What you will do:
Copy exactly, leaving out every image, the lines from the one with "Output the LaTeX" through the one with "(hop) at (789,191);", inclusive.

Stored data:

* BEGIN *

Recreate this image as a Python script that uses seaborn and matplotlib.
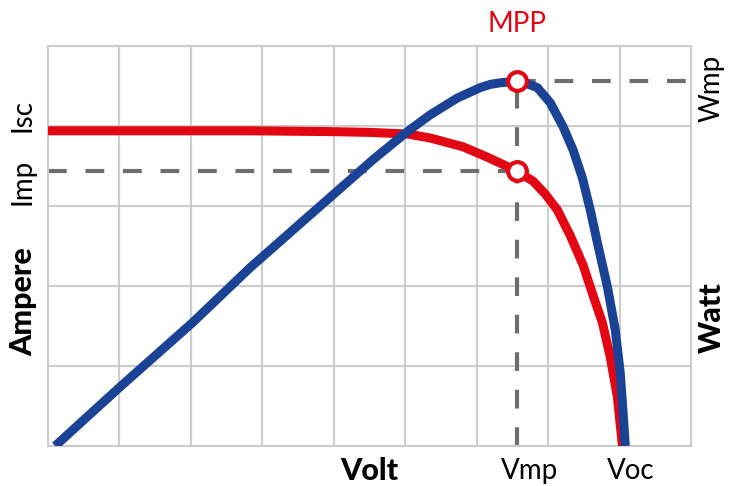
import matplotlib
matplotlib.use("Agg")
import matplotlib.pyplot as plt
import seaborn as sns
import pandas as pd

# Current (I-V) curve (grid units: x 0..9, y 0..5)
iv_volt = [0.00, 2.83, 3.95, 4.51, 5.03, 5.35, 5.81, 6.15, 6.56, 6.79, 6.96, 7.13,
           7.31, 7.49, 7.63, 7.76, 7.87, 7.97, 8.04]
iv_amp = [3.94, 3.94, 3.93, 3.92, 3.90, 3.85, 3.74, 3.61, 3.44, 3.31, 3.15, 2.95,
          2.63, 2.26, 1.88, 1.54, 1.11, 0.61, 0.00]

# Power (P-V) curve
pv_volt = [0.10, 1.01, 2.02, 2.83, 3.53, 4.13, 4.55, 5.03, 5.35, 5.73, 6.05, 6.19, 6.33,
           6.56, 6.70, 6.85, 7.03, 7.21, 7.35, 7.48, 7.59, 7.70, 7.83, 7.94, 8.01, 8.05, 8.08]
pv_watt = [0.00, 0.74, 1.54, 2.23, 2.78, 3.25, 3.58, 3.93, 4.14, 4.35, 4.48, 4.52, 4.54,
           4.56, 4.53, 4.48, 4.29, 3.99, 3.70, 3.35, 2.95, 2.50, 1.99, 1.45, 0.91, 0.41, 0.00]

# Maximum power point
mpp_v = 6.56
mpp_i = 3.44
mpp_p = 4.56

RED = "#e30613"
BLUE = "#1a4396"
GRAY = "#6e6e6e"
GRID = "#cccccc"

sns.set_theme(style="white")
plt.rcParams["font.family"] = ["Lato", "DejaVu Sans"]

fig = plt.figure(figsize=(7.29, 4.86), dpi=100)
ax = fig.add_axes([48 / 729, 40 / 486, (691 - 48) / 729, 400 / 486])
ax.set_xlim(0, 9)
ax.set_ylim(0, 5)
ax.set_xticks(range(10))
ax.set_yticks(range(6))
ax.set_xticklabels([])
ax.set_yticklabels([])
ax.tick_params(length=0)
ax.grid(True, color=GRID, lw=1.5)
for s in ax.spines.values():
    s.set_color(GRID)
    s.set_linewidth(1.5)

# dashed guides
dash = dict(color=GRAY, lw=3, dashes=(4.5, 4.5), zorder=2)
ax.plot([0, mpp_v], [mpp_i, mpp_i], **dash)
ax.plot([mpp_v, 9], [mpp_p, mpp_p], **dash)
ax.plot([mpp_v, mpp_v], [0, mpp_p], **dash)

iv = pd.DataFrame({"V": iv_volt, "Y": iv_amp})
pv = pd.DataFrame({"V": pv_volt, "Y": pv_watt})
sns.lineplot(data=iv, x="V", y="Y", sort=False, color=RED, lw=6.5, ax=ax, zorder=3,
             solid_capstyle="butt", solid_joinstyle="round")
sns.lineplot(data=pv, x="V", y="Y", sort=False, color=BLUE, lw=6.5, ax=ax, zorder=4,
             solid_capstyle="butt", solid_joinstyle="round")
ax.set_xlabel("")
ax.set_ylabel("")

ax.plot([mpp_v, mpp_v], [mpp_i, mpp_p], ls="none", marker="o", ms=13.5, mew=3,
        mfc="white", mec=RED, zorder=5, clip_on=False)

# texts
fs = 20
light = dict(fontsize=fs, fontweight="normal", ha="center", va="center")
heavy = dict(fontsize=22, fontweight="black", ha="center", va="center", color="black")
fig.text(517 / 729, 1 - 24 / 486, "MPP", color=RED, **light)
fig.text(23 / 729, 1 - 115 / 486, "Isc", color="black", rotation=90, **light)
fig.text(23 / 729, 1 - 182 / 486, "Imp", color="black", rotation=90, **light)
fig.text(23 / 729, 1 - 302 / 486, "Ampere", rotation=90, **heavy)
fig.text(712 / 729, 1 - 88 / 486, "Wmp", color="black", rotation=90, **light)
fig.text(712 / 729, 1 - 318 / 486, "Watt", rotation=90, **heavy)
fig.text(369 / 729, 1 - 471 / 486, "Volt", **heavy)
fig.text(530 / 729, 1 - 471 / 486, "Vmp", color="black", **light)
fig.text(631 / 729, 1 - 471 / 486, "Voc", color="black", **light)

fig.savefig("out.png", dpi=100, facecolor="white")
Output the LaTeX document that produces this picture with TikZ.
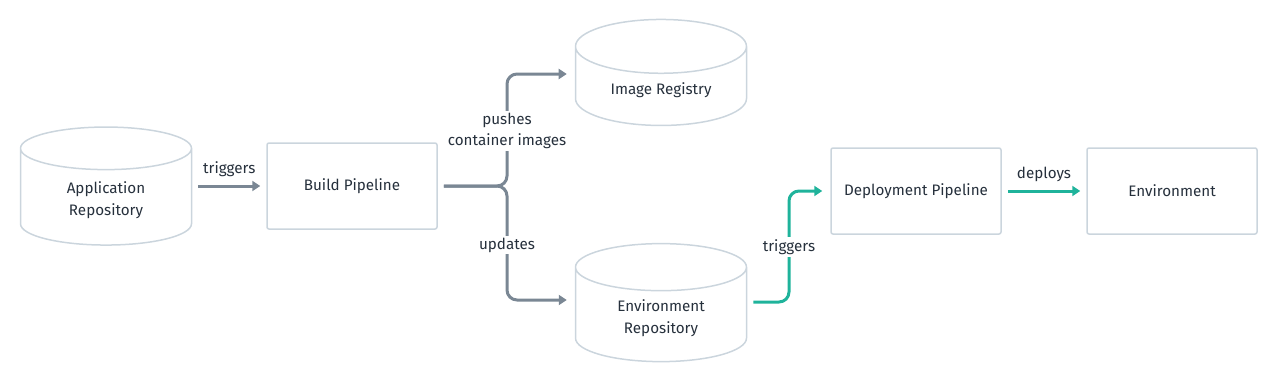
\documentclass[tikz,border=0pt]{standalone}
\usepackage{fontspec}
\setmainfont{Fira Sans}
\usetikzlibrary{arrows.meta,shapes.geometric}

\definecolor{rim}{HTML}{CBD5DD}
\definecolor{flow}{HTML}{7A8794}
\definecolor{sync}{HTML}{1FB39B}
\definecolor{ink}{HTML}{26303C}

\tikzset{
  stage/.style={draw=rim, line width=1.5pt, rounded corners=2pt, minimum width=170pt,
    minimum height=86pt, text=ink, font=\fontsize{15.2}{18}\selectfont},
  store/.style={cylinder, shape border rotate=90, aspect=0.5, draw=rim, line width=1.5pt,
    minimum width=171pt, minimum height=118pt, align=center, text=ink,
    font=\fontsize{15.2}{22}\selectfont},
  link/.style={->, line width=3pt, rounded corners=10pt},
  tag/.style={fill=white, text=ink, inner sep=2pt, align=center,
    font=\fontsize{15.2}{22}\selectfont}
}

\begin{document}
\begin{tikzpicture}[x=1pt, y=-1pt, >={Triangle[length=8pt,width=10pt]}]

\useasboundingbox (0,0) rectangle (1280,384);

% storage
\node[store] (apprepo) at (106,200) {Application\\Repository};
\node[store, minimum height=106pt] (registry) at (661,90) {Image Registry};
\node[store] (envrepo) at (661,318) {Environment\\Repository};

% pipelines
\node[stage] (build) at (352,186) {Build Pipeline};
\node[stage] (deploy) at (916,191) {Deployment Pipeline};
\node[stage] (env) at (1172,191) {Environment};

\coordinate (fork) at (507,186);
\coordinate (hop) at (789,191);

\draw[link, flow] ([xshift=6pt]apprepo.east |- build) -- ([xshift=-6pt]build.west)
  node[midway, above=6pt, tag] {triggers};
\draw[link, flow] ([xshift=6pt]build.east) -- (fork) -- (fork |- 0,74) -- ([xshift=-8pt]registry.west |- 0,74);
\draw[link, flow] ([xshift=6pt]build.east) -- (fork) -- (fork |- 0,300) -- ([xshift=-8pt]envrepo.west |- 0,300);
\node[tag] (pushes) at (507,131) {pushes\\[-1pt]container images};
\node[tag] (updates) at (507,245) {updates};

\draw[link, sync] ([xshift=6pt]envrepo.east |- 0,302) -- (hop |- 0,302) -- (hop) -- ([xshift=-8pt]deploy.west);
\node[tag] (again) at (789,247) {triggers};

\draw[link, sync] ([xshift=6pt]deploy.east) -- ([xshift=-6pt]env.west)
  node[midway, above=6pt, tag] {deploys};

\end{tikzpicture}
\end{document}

* END *
* BEGIN *

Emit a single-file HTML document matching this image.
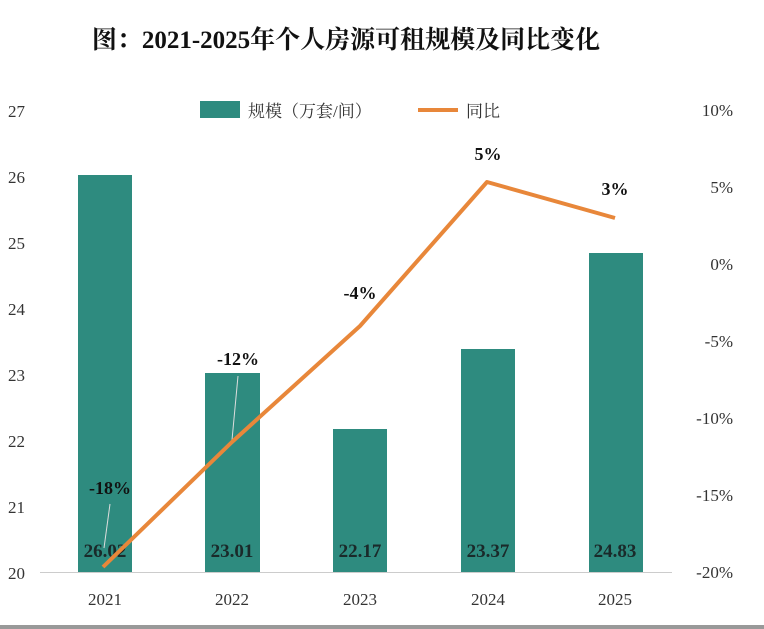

* END *

The answer:
Output the LaTeX document that produces this picture with TikZ.
\documentclass[tikz,border=0pt]{standalone}
\usepackage{fontspec}
\setmainfont{Fira Sans}
\usetikzlibrary{arrows.meta,shapes.geometric}

\definecolor{rim}{HTML}{CBD5DD}
\definecolor{flow}{HTML}{7A8794}
\definecolor{sync}{HTML}{1FB39B}
\definecolor{ink}{HTML}{26303C}

\tikzset{
  stage/.style={draw=rim, line width=1.5pt, rounded corners=2pt, minimum width=170pt,
    minimum height=86pt, text=ink, font=\fontsize{15.2}{18}\selectfont},
  store/.style={cylinder, shape border rotate=90, aspect=0.5, draw=rim, line width=1.5pt,
    minimum width=171pt, minimum height=118pt, align=center, text=ink,
    font=\fontsize{15.2}{22}\selectfont},
  link/.style={->, line width=3pt, rounded corners=10pt},
  tag/.style={fill=white, text=ink, inner sep=2pt, align=center,
    font=\fontsize{15.2}{22}\selectfont}
}

\begin{document}
\begin{tikzpicture}[x=1pt, y=-1pt, >={Triangle[length=8pt,width=10pt]}]

\useasboundingbox (0,0) rectangle (1280,384);

% storage
\node[store] (apprepo) at (106,200) {Application\\Repository};
\node[store, minimum height=106pt] (registry) at (661,90) {Image Registry};
\node[store] (envrepo) at (661,318) {Environment\\Repository};

% pipelines
\node[stage] (build) at (352,186) {Build Pipeline};
\node[stage] (deploy) at (916,191) {Deployment Pipeline};
\node[stage] (env) at (1172,191) {Environment};

\coordinate (fork) at (507,186);
\coordinate (hop) at (789,191);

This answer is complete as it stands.